## Saturday, October 23, 2010

### Typing mathematical characters in X

Unicode provides many useful characters for mathematics. If you've studied the traditional notation, an expression like « Γ ⊢ Λt.λ(x:t).x : ∀t. t → t » is much more readable than an ASCII equivalent. However, most systems don't provide an easy way to enter these characters.

The compose key feature of X Windows provides a nice solution on Linux and other UNIX systems. Compose combinations are easy-to-remember mnemonics, like -> for →, and an enormous number of characters are available with just a few keystrokes.

# Setting it up

I cooked up a config file with my most-used mathematical symbols. With recent Xorg, you can drop this file in ~/.XCompose, restart X, and you should be good to go.

The include line will pull in your system-wide configuration, e.g. /usr/share/X11/locale/en_US.UTF-8/Compose. This already contains many useful characters. I was going to add <3 for ♥ and CCCP for ☭, but I found that Debian already provides these.

GTK has its own input handling. To make it defer to X, I had to add an environment variable in ~/.xsession:

export GTK_IM_MODULE="xim"


The "Fn" key on recent ThinkPads makes a good compose key. It normally acts as a modifier key in hardware, but will send a keycode to X when pressed and released by itself. I used this xmodmap setting:

keycode 151=Multi_key



# Tweaking the codes

Being boilerplate-averse, I specified the key combinations in a compact format which is processed by this Haskell script.

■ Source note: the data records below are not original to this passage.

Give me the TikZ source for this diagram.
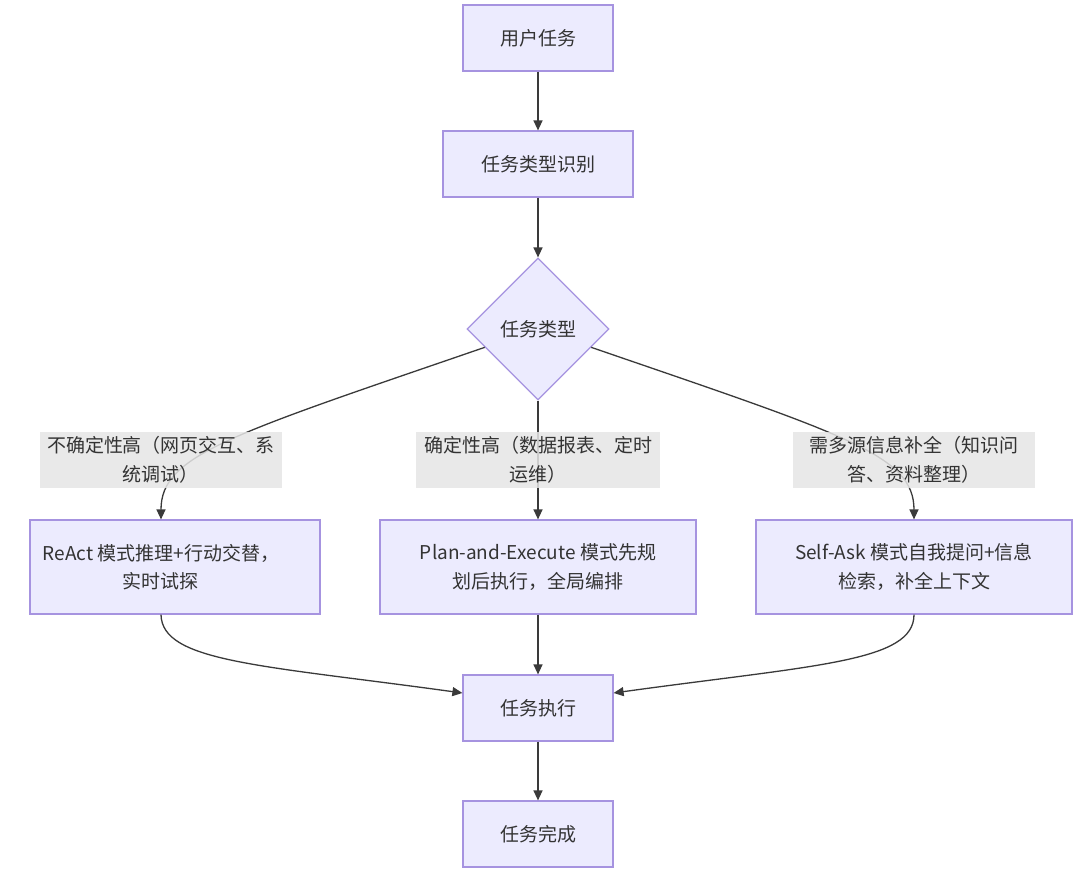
\documentclass[tikz,border=0pt]{standalone}
\usepackage{fontspec}
\setmainfont{Noto Sans CJK SC}
\usetikzlibrary{shapes.geometric,arrows.meta}
\definecolor{nodefill}{HTML}{ECEBFE}
\definecolor{nodeline}{HTML}{A693E0}
\definecolor{edgecol}{HTML}{3A3A3A}
\definecolor{txt}{HTML}{333333}
\definecolor{lblfill}{HTML}{E6E6E6}
\begin{document}
\begin{tikzpicture}[x=1pt,y=-1pt,
  every node/.style={font=\fontsize{19}{28.5}\selectfont, text=txt},
  box/.style={draw=nodeline, fill=nodefill, line width=1.2pt, inner sep=0pt, align=center},
  dia/.style={diamond, draw=nodeline, fill=nodefill, line width=1.2pt, inner sep=0pt, minimum width=142pt, minimum height=142pt, aspect=1},
  lbl/.style={fill=lblfill, fill opacity=0.85, text opacity=1, inner sep=0pt, align=center, minimum height=56pt},
  arr/.style={draw=edgecol, line width=1.3pt, -{Triangle[length=10pt,width=9pt]}}]
\useasboundingbox (0,0) rectangle (1080,873);
\fill[white] (0,0) rectangle (1080,873);
% main nodes
\node[box, minimum width=150pt, minimum height=66pt] (a) at (538,38) {用户任务};
\node[box, minimum width=190pt, minimum height=66pt] (b) at (538,164) {任务类型识别};
\node[dia] (d) at (538,329) {任务类型};
\node[box, minimum width=290pt, minimum height=94pt] (r1) at (175,567) {};
\node[align=center, inner sep=0pt] (r1t) at (161,567) {ReAct 模式推理+行动交替，\\实时试探};
\node[box, minimum width=316pt, minimum height=94pt] (r2) at (538,567) {Plan-and-Execute 模式先规\\划后执行，全局编排};
\node[box, minimum width=316pt, minimum height=94pt] (r3) at (914,567) {Self-Ask 模式自我提问+信息\\检索，补全上下文};
\node[box, minimum width=150pt, minimum height=66pt] (e) at (538,708) {任务执行};
\node[box, minimum width=150pt, minimum height=66pt] (f) at (538,834) {任务完成};
\coordinate (l1c) at (161,460);
\coordinate (l3c) at (914,460);
% edges
\draw[arr] (a) -- (b);
\draw[arr] (b) -- (d);
\draw[arr] (d.199) .. controls (230,435) and (161,455) .. (l1c |- r1.north);
\draw[arr] (d.south) -- (r2.north);
\draw[arr] (d.-19) .. controls (846,435) and (914,455) .. (l3c |- r3.north);
\draw[arr] (r1.south -| l1c) .. controls (162,662) and (260,665) .. ([yshift=15pt]e.west);
\draw[arr] (r2.south) -- (e.north);
\draw[arr] (r3.south) .. controls (914,662) and (816,665) .. ([yshift=15pt]e.east);
\draw[arr] (e) -- (f);
% edge labels
\node[lbl, minimum width=242pt] (l1) at (l1c) {不确定性高（网页交互、系\\统调试）};
\node[lbl, minimum width=244pt] (l2) at (538,460) {确定性高（数据报表、定时\\运维）};
\node[lbl, minimum width=242pt] (l3) at (l3c) {需多源信息补全（知识问\\答、资料整理）};
\end{tikzpicture}
\end{document}
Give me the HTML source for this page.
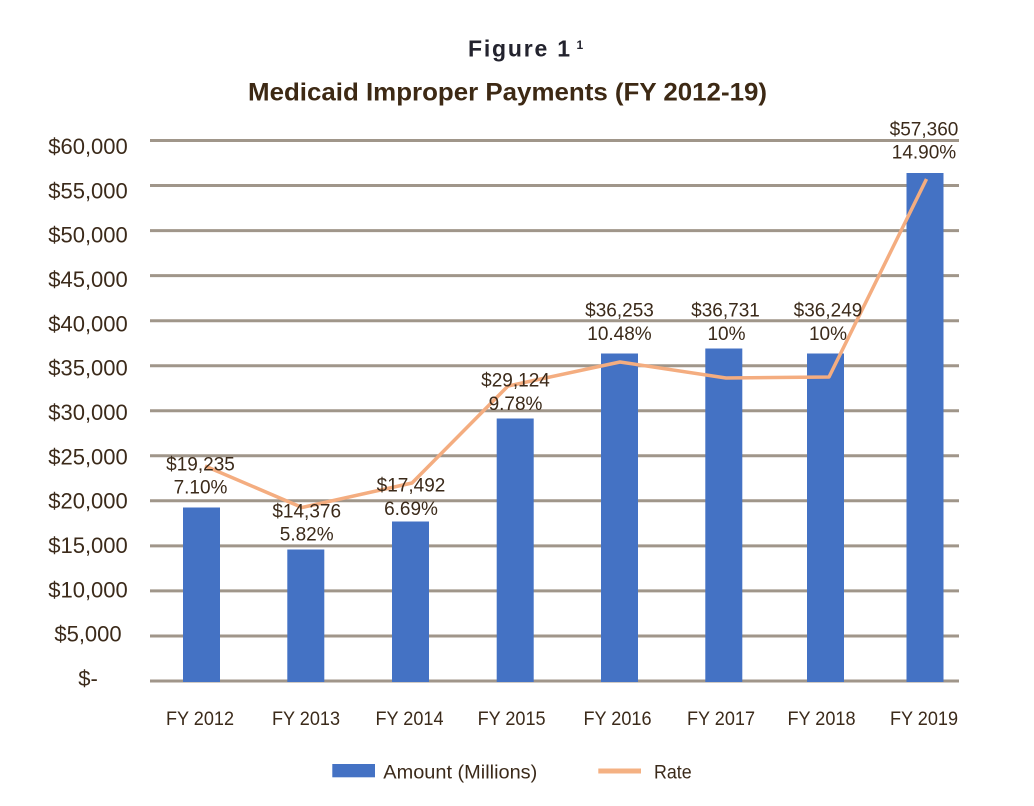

Obviously, not everyone will like my choice of key combinations. If you tweak the file and come up with something particularly nice, I'd like to see it. If you can't run Haskell code for whatever reason, it's not too hard to edit the generated XCompose file.

Though my use of Haskell here may seem gratuitous, I actually started writing this script in Python, but ran into trouble with Python 2's inconsistent treatment of Unicode text. Using Haskell's String type with GHC ≥ 6.12 will Just Work, at least until you care about performance.

# Alternatives

If you don't like this solution, SCIM provides an input mode which uses LaTeX codes.

1. When I want to write Unicode characters in text files, I'm very fond of emacs Tex input-method. It can be activated with M-x set-input-method or C-x Enter C-\, and then by selecting TeX.
It allows to write UTF8 characters by using their TeX name : for example typing \lambda in an emacs buffer with the TeX input method will produce the λ character. Not all character are accessible (all UTF8 characters can be inserted by their unicode name with M-x ucs-inert), but the coherent TeX naming is very nice.